**SHORT EXERCISE:** Find each line containing the string "that". Copy it.

**GIVEN MATERIAL:**
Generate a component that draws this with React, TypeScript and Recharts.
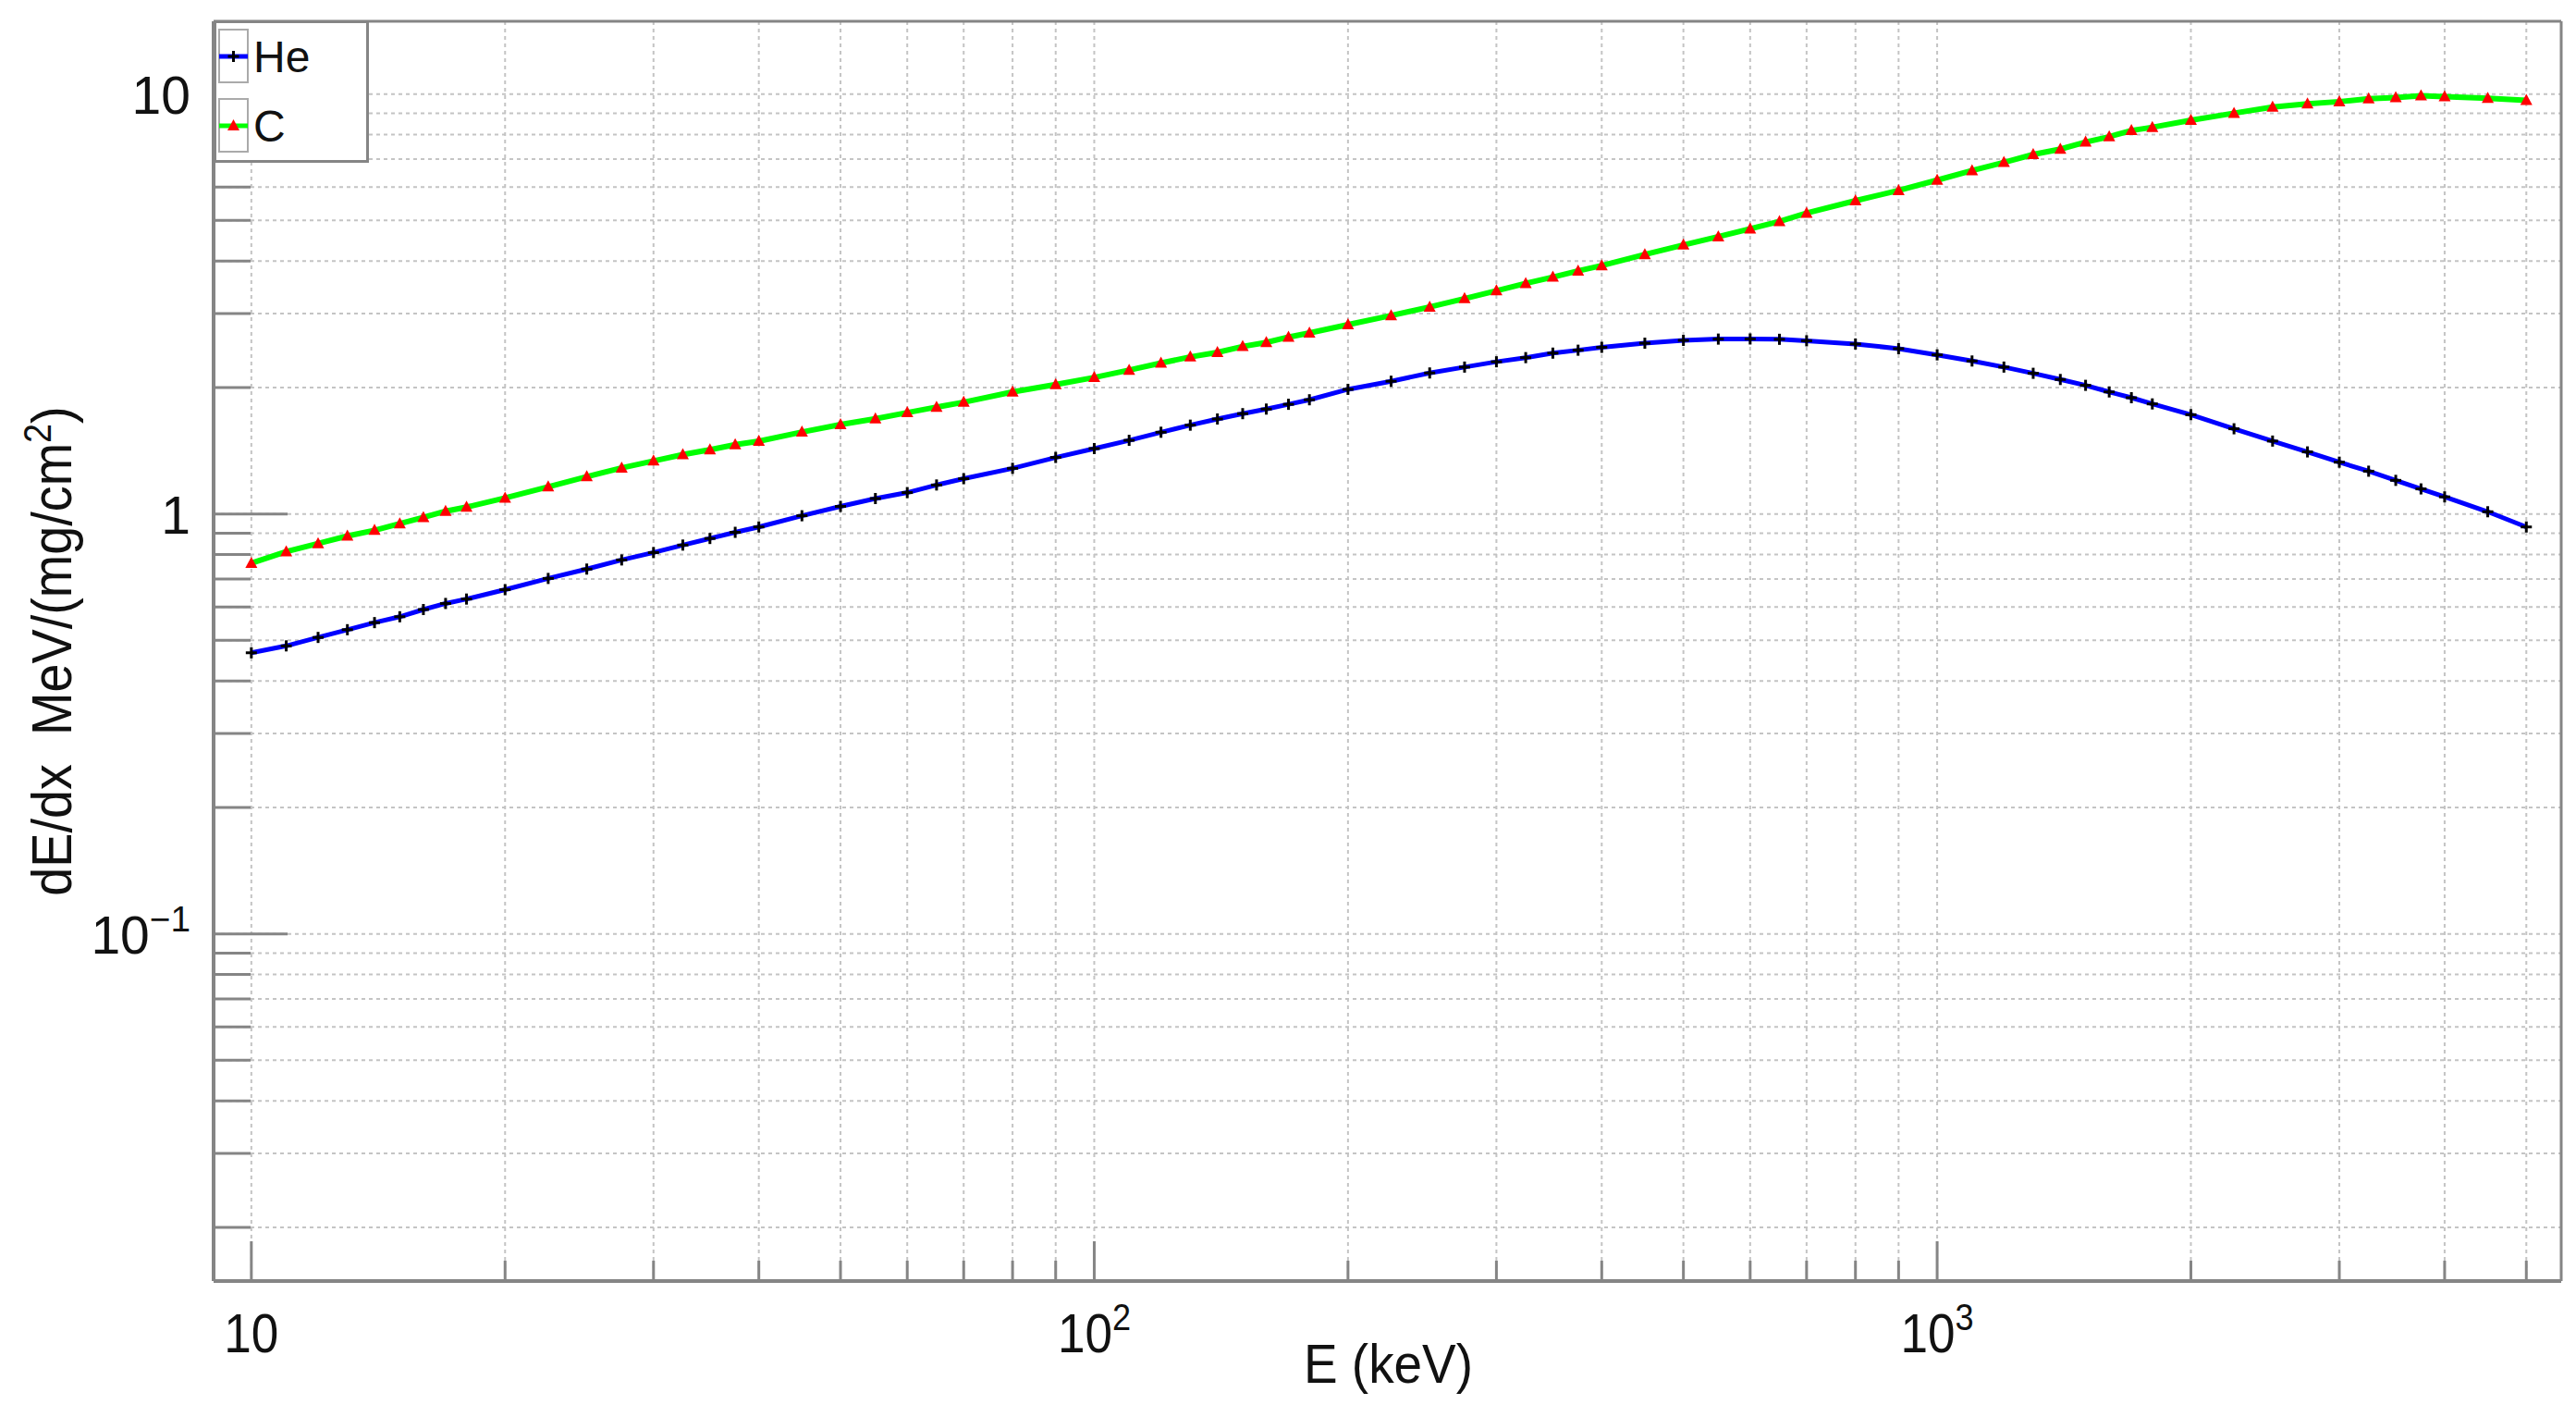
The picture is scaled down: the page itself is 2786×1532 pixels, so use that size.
import React from "react";
import { LineChart, Line, XAxis, YAxis, CartesianGrid, Legend } from "recharts";

const FONT = '"Liberation Sans", Arial, Helvetica, sans-serif';
const FRAME = "#858585";
const GRID = "#c4c4c4";

// SRIM energy table (keV)
const energies = [
  10, 11, 12, 13, 14, 15, 16, 17, 18, 20, 22.5, 25, 27.5, 30, 32.5, 35, 37.5, 40, 45, 50, 55, 60, 65, 70, 80, 90,
  100, 110, 120, 130, 140, 150, 160, 170, 180, 200, 225, 250, 275, 300, 325, 350, 375, 400, 450, 500, 550, 600,
  650, 700, 800, 900, 1000, 1100, 1200, 1300, 1400, 1500, 1600, 1700, 1800, 2000, 2250, 2500, 2750, 3000, 3250,
  3500, 3750, 4000, 4500, 5000,
];

const heValues = [
  0.467, 0.485, 0.508, 0.53, 0.551, 0.569, 0.592, 0.612, 0.627, 0.66, 0.702, 0.739, 0.777, 0.809, 0.843, 0.874,
  0.904, 0.931, 0.99, 1.042, 1.088, 1.124, 1.172, 1.213, 1.284, 1.363, 1.431, 1.497, 1.565, 1.627, 1.683, 1.733,
  1.777, 1.824, 1.87, 1.98, 2.07, 2.166, 2.237, 2.303, 2.356, 2.415, 2.454, 2.493, 2.55, 2.59, 2.608, 2.61, 2.605,
  2.584, 2.539, 2.475, 2.392, 2.313, 2.237, 2.162, 2.09, 2.024, 1.952, 1.891, 1.828, 1.723, 1.595, 1.491, 1.405,
  1.328, 1.264, 1.202, 1.147, 1.098, 1.012, 0.931,
];

const cValues = [
  0.763, 0.813, 0.85, 0.886, 0.914, 0.948, 0.981, 1.015, 1.038, 1.091, 1.16, 1.227, 1.287, 1.337, 1.384, 1.422,
  1.462, 1.49, 1.567, 1.632, 1.685, 1.743, 1.796, 1.845, 1.952, 2.033, 2.113, 2.2, 2.287, 2.366, 2.425, 2.505,
  2.56, 2.637, 2.698, 2.823, 2.968, 3.11, 3.257, 3.4, 3.54, 3.664, 3.79, 3.903, 4.148, 4.37, 4.573, 4.774, 4.971,
  5.203, 5.57, 5.892, 6.236, 6.57, 6.874, 7.177, 7.391, 7.682, 7.911, 8.185, 8.33, 8.66, 9.0, 9.31, 9.48, 9.59,
  9.74, 9.81, 9.9, 9.86, 9.77, 9.66,
];

const xTicks = [10, 20, 30, 40, 50, 60, 70, 80, 90, 100, 200, 300, 400, 500, 600, 700, 800, 900, 1000, 2000, 3000, 4000, 5000];
const yTicks = [
  0.02, 0.03, 0.04, 0.05, 0.06, 0.07, 0.08, 0.09, 0.1, 0.2, 0.3, 0.4, 0.5, 0.6, 0.7, 0.8, 0.9, 1, 2, 3, 4, 5, 6,
  7, 8, 9, 10,
];

const seriesNames = ["He", "C"];

const data = energies.map((e, i) => ({ e, He: heValues[i], C: cValues[i] }));

const isMajor = (v: number) => Math.abs(Math.log10(v) - Math.round(Math.log10(v))) < 1e-9;

// ROOT style power-of-ten label, squeezed a bit horizontally like the original font
function PowerText(props: { v: number; x: number; y: number; anchor: string; size: number; sx: number; supDy: number }) {
  const { v, x, y, anchor, size, sx, supDy } = props;
  const exp = Math.round(Math.log10(v));
  let body: React.ReactNode;
  if (exp === 0) body = "1";
  else if (exp === 1) body = "10";
  else
    body = (
      <>
        <tspan>10</tspan>
        <tspan dy={-supDy} fontSize={size * 0.68}>
          {exp < 0 ? "\u2212" + -exp : String(exp)}
        </tspan>
      </>
    );
  return (
    <g transform={`translate(${x},${y}) scale(${sx},1)`}>
      <text x={0} y={0} textAnchor={anchor as any} fontSize={size} fill="#111" fontFamily={FONT}>
        {body}
      </text>
    </g>
  );
}

const XTick = (props: any) => {
  const { x, y, payload } = props;
  const major = isMajor(payload.value);
  return (
    <g>
      <line x1={x} x2={x} y1={y} y2={y - (major ? 43 : 22)} stroke={FRAME} strokeWidth={3} />
      {major && <PowerText v={payload.value} x={x} y={y + 77} anchor="middle" size={59} sx={0.9} supDy={24} />}
    </g>
  );
};

const YTick = (props: any) => {
  const { x, y, payload } = props;
  const major = isMajor(payload.value);
  return (
    <g>
      <line x1={x} x2={x + (major ? 80 : 40)} y1={y} y2={y} stroke={FRAME} strokeWidth={3} />
      {major && <PowerText v={payload.value} x={x - 25} y={y + 21} anchor="end" size={57} sx={1} supDy={24} />}
    </g>
  );
};

const PlusDot = ({ cx, cy }: { cx: number; cy: number }) => (
  <g>
    <line x1={cx - 6} x2={cx + 6} y1={cy} y2={cy} stroke="#000" strokeWidth={3} />
    <line x1={cx} x2={cx} y1={cy - 6} y2={cy + 6} stroke="#000" strokeWidth={3} />
  </g>
);

const TriangleDot = ({ cx, cy }: { cx: number; cy: number }) => (
  <polygon points={`${cx},${cy - 7} ${cx - 6.5},${cy + 5} ${cx + 6.5},${cy + 5}`} fill="#ff0000" />
);

const lineColors: Record<string, string> = { He: "#0000ff", C: "#00ff00" };

const LegendBox = () => (
  <svg width={168} height={154} style={{ display: "block" }}>
    <rect x={1.5} y={1.5} width={165} height={151} fill="#fff" stroke={FRAME} strokeWidth={3} />
    {seriesNames.map((name, i) => {
      const cy = 39 + i * 75;
      return (
        <g key={name}>
          <rect x={6} y={cy - 29} width={31} height={57} fill="none" stroke="#aaa" strokeWidth={2} />
          <line x1={6} x2={37} y1={cy} y2={cy} stroke={lineColors[name]} strokeWidth={5} />
          {name === "He" ? <PlusDot cx={21.5} cy={cy} /> : <TriangleDot cx={21.5} cy={cy} />}
          <text x={43} y={cy + 17} fontSize={48} fontFamily={FONT} fill="#111">
            {name}
          </text>
        </g>
      );
    })}
  </svg>
);

const XTitle = (props: any) => {
  const vb = props.viewBox;
  const x = vb.x + vb.width / 2 + 1;
  const y = vb.y + 110;
  return (
    <g transform={`translate(${x},${y}) scale(0.915,1)`}>
      <text x={0} y={0} textAnchor="middle" fontSize={60} fontFamily={FONT} fill="#111">
        E (keV)
      </text>
    </g>
  );
};

const YTitle = (props: any) => {
  const vb = props.viewBox;
  const x = vb.x + 69;
  const y = vb.y + vb.height / 2;
  return (
    <g transform={`translate(${x},${y}) rotate(-90) scale(0.9,1)`}>
      <text x={0} y={0} textAnchor="middle" fontSize={62} fontFamily={FONT} fill="#111" style={{ whiteSpace: "pre" }}>
        <tspan>{"dE/dx  MeV/(mg/cm"}</tspan>
        <tspan dy={-22} fontSize={42}>
          2
        </tspan>
        <tspan dy={22}>)</tspan>
      </text>
    </g>
  );
};

export default function App() {
  return (
    <div style={{ width: 2778, height: 1524, fontFamily: FONT, background: "#fff" }}>
      <LineChart width={2778} height={1524} data={data} margin={{ top: 14, right: 15, left: 0, bottom: 0 }}>
        <CartesianGrid stroke={GRID} strokeDasharray="4 4" strokeWidth={2} />
        <XAxis
          dataKey="e"
          type="number"
          scale="log"
          domain={[9.02, 5500]}
          allowDataOverflow
          ticks={xTicks}
          interval={0}
          height={147}
          tickSize={0}
          tickMargin={0}
          tickLine={false}
          tick={<XTick />}
          axisLine={{ stroke: FRAME, strokeWidth: 4 }}
          label={XTitle}
        />
        <XAxis
          xAxisId="top"
          orientation="top"
          type="number"
          domain={[0, 1]}
          height={1}
          tick={false}
          tickLine={false}
          axisLine={{ stroke: FRAME, strokeWidth: 3 }}
        />
        <YAxis
          type="number"
          scale="log"
          domain={[0.0149, 14.9]}
          allowDataOverflow
          ticks={yTicks}
          interval={0}
          width={223}
          tickSize={0}
          tickMargin={0}
          tickLine={false}
          tick={<YTick />}
          axisLine={{ stroke: FRAME, strokeWidth: 4 }}
          label={YTitle}
        />
        <YAxis
          yAxisId="right"
          orientation="right"
          type="number"
          domain={[0, 1]}
          width={1}
          tick={false}
          tickLine={false}
          axisLine={{ stroke: FRAME, strokeWidth: 3 }}
        />
        <Legend
          layout="horizontal"
          verticalAlign="middle"
          align="center"
          wrapperStyle={{ left: 223, top: 14, width: 168, height: 154 }}
          content={LegendBox}
        />
        <Line
          name="He"
          dataKey="He"
          type="linear"
          stroke={lineColors.He}
          strokeWidth={5}
          isAnimationActive={false}
          dot={(p: any) => <PlusDot key={`he-${p.index}`} cx={p.cx} cy={p.cy} />}
          activeDot={false}
        />
        <Line
          name="C"
          dataKey="C"
          type="linear"
          stroke={lineColors.C}
          strokeWidth={6}
          isAnimationActive={false}
          dot={(p: any) => <TriangleDot key={`c-${p.index}`} cx={p.cx} cy={p.cy} />}
          activeDot={false}
        />
      </LineChart>
    </div>
  );
}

**COMPLETE RESPONSE:**
Generate a component that draws this with React, TypeScript and Recharts.
The picture is scaled down: the page itself is 2786×1532 pixels, so use that size.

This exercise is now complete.